• [Exercise requirements]
Images are excluded; otherwise, output every record exactly.

--- Extracted records ---

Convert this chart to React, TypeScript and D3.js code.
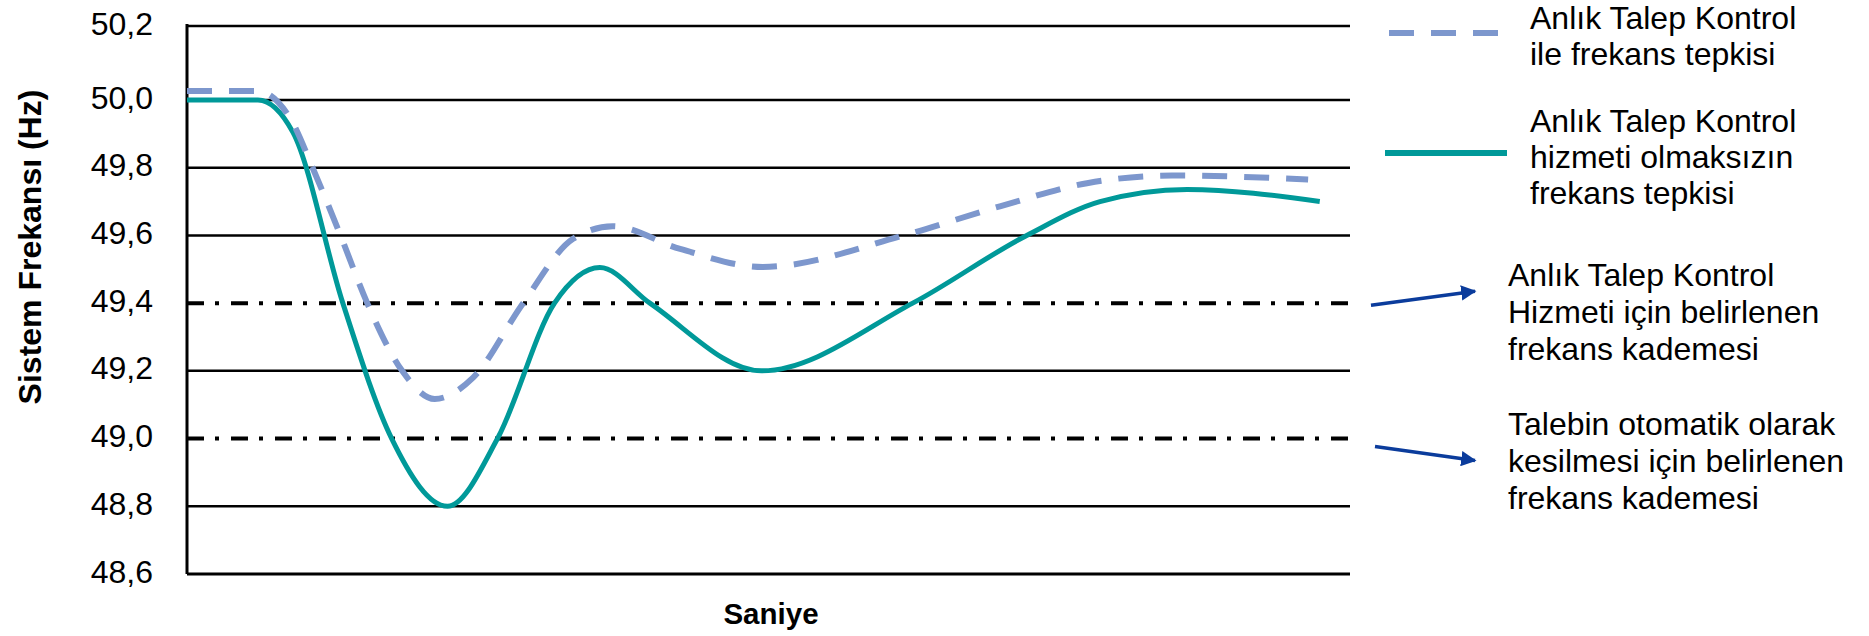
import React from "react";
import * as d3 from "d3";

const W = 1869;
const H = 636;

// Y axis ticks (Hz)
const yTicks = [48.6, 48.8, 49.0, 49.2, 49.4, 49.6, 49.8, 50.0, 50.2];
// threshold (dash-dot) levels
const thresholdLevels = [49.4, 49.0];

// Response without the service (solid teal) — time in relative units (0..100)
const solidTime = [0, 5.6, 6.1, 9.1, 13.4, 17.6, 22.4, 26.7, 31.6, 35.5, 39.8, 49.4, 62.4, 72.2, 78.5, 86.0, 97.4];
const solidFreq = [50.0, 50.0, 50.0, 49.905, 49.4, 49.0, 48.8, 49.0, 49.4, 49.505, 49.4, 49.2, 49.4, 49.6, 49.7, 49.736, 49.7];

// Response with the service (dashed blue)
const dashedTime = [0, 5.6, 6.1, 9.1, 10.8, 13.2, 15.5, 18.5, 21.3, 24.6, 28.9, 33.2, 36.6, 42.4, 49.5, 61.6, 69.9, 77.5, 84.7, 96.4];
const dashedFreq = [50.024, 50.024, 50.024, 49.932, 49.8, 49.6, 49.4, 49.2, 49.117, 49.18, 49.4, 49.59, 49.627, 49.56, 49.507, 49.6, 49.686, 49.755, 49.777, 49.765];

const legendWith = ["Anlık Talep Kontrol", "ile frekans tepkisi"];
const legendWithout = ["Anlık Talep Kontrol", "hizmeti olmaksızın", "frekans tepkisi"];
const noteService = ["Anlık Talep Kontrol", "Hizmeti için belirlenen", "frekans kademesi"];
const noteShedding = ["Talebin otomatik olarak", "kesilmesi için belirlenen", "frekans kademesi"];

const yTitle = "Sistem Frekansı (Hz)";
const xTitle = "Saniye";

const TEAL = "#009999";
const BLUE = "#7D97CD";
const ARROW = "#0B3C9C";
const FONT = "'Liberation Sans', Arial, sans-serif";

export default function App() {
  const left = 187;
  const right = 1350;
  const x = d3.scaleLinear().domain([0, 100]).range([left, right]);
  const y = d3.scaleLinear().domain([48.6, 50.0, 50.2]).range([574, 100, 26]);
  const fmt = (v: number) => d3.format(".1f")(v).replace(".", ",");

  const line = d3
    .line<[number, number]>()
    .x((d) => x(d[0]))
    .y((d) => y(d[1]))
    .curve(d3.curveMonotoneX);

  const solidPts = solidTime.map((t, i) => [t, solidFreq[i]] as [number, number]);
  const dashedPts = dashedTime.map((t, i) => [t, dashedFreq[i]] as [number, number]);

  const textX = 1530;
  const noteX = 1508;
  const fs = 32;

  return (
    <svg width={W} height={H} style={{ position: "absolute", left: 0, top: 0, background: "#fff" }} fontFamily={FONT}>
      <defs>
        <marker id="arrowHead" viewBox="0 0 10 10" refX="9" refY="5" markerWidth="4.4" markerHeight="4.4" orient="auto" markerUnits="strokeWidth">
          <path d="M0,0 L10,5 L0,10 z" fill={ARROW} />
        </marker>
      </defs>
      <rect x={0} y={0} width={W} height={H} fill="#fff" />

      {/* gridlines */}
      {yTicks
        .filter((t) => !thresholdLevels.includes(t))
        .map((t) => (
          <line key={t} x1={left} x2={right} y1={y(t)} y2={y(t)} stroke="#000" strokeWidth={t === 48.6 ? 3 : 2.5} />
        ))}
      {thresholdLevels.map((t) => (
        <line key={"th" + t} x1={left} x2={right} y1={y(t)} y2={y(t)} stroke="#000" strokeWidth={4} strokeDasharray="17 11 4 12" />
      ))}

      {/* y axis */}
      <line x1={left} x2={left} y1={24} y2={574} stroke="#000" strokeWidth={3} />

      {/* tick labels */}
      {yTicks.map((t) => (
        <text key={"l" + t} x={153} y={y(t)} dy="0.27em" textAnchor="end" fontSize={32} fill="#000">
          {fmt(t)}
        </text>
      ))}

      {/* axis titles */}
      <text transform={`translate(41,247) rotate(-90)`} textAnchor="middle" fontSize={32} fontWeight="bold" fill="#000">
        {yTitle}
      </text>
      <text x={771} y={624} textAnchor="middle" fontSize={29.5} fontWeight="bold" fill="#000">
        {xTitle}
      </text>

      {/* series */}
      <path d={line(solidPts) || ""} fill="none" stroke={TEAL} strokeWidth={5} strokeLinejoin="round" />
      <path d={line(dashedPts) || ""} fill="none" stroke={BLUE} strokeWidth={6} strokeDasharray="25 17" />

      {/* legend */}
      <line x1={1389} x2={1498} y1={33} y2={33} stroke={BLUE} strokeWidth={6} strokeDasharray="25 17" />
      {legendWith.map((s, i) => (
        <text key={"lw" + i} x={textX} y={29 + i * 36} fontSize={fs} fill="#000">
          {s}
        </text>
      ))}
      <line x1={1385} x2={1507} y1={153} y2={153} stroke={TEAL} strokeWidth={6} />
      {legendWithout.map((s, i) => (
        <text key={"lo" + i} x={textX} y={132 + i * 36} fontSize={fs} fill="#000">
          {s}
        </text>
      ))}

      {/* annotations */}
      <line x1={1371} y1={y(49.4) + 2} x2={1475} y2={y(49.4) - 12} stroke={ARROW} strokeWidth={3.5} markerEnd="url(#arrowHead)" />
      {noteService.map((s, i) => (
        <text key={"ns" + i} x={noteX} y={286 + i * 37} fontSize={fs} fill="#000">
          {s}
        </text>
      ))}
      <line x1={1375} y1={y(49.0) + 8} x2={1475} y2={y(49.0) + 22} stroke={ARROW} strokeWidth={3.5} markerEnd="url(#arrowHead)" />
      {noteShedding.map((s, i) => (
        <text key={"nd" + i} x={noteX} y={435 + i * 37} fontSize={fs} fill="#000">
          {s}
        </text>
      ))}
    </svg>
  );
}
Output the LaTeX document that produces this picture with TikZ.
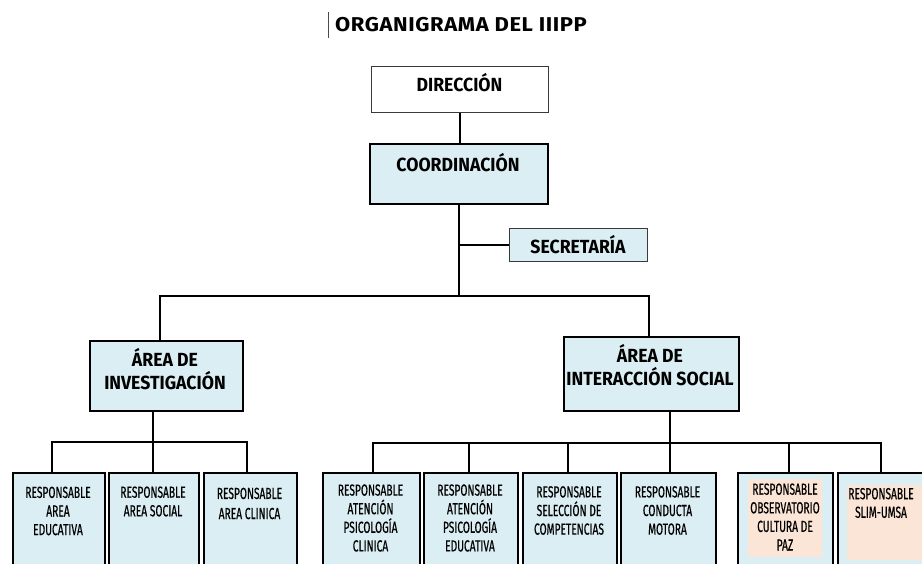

---

• [The reply]
Convert this chart to React, TypeScript and D3.js code.
import React from "react";
import * as d3 from "d3";

const W = 1869;
const H = 636;

// Y axis ticks (Hz)
const yTicks = [48.6, 48.8, 49.0, 49.2, 49.4, 49.6, 49.8, 50.0, 50.2];
// threshold (dash-dot) levels
const thresholdLevels = [49.4, 49.0];

// Response without the service (solid teal) — time in relative units (0..100)
const solidTime = [0, 5.6, 6.1, 9.1, 13.4, 17.6, 22.4, 26.7, 31.6, 35.5, 39.8, 49.4, 62.4, 72.2, 78.5, 86.0, 97.4];
const solidFreq = [50.0, 50.0, 50.0, 49.905, 49.4, 49.0, 48.8, 49.0, 49.4, 49.505, 49.4, 49.2, 49.4, 49.6, 49.7, 49.736, 49.7];

// Response with the service (dashed blue)
const dashedTime = [0, 5.6, 6.1, 9.1, 10.8, 13.2, 15.5, 18.5, 21.3, 24.6, 28.9, 33.2, 36.6, 42.4, 49.5, 61.6, 69.9, 77.5, 84.7, 96.4];
const dashedFreq = [50.024, 50.024, 50.024, 49.932, 49.8, 49.6, 49.4, 49.2, 49.117, 49.18, 49.4, 49.59, 49.627, 49.56, 49.507, 49.6, 49.686, 49.755, 49.777, 49.765];

const legendWith = ["Anlık Talep Kontrol", "ile frekans tepkisi"];
const legendWithout = ["Anlık Talep Kontrol", "hizmeti olmaksızın", "frekans tepkisi"];
const noteService = ["Anlık Talep Kontrol", "Hizmeti için belirlenen", "frekans kademesi"];
const noteShedding = ["Talebin otomatik olarak", "kesilmesi için belirlenen", "frekans kademesi"];

const yTitle = "Sistem Frekansı (Hz)";
const xTitle = "Saniye";

const TEAL = "#009999";
const BLUE = "#7D97CD";
const ARROW = "#0B3C9C";
const FONT = "'Liberation Sans', Arial, sans-serif";

export default function App() {
  const left = 187;
  const right = 1350;
  const x = d3.scaleLinear().domain([0, 100]).range([left, right]);
  const y = d3.scaleLinear().domain([48.6, 50.0, 50.2]).range([574, 100, 26]);
  const fmt = (v: number) => d3.format(".1f")(v).replace(".", ",");

  const line = d3
    .line<[number, number]>()
    .x((d) => x(d[0]))
    .y((d) => y(d[1]))
    .curve(d3.curveMonotoneX);

  const solidPts = solidTime.map((t, i) => [t, solidFreq[i]] as [number, number]);
  const dashedPts = dashedTime.map((t, i) => [t, dashedFreq[i]] as [number, number]);

  const textX = 1530;
  const noteX = 1508;
  const fs = 32;

  return (
    <svg width={W} height={H} style={{ position: "absolute", left: 0, top: 0, background: "#fff" }} fontFamily={FONT}>
      <defs>
        <marker id="arrowHead" viewBox="0 0 10 10" refX="9" refY="5" markerWidth="4.4" markerHeight="4.4" orient="auto" markerUnits="strokeWidth">
          <path d="M0,0 L10,5 L0,10 z" fill={ARROW} />
        </marker>
      </defs>
      <rect x={0} y={0} width={W} height={H} fill="#fff" />

      {/* gridlines */}
      {yTicks
        .filter((t) => !thresholdLevels.includes(t))
        .map((t) => (
          <line key={t} x1={left} x2={right} y1={y(t)} y2={y(t)} stroke="#000" strokeWidth={t === 48.6 ? 3 : 2.5} />
        ))}
      {thresholdLevels.map((t) => (
        <line key={"th" + t} x1={left} x2={right} y1={y(t)} y2={y(t)} stroke="#000" strokeWidth={4} strokeDasharray="17 11 4 12" />
      ))}

      {/* y axis */}
      <line x1={left} x2={left} y1={24} y2={574} stroke="#000" strokeWidth={3} />

      {/* tick labels */}
      {yTicks.map((t) => (
        <text key={"l" + t} x={153} y={y(t)} dy="0.27em" textAnchor="end" fontSize={32} fill="#000">
          {fmt(t)}
        </text>
      ))}

      {/* axis titles */}
      <text transform={`translate(41,247) rotate(-90)`} textAnchor="middle" fontSize={32} fontWeight="bold" fill="#000">
        {yTitle}
      </text>
      <text x={771} y={624} textAnchor="middle" fontSize={29.5} fontWeight="bold" fill="#000">
        {xTitle}
      </text>

      {/* series */}
      <path d={line(solidPts) || ""} fill="none" stroke={TEAL} strokeWidth={5} strokeLinejoin="round" />
      <path d={line(dashedPts) || ""} fill="none" stroke={BLUE} strokeWidth={6} strokeDasharray="25 17" />

      {/* legend */}
      <line x1={1389} x2={1498} y1={33} y2={33} stroke={BLUE} strokeWidth={6} strokeDasharray="25 17" />
      {legendWith.map((s, i) => (
        <text key={"lw" + i} x={textX} y={29 + i * 36} fontSize={fs} fill="#000">
          {s}
        </text>
      ))}
      <line x1={1385} x2={1507} y1={153} y2={153} stroke={TEAL} strokeWidth={6} />
      {legendWithout.map((s, i) => (
        <text key={"lo" + i} x={textX} y={132 + i * 36} fontSize={fs} fill="#000">
          {s}
        </text>
      ))}

      {/* annotations */}
      <line x1={1371} y1={y(49.4) + 2} x2={1475} y2={y(49.4) - 12} stroke={ARROW} strokeWidth={3.5} markerEnd="url(#arrowHead)" />
      {noteService.map((s, i) => (
        <text key={"ns" + i} x={noteX} y={286 + i * 37} fontSize={fs} fill="#000">
          {s}
        </text>
      ))}
      <line x1={1375} y1={y(49.0) + 8} x2={1475} y2={y(49.0) + 22} stroke={ARROW} strokeWidth={3.5} markerEnd="url(#arrowHead)" />
      {noteShedding.map((s, i) => (
        <text key={"nd" + i} x={noteX} y={435 + i * 37} fontSize={fs} fill="#000">
          {s}
        </text>
      ))}
    </svg>
  );
}
Output the LaTeX document that produces this picture with TikZ.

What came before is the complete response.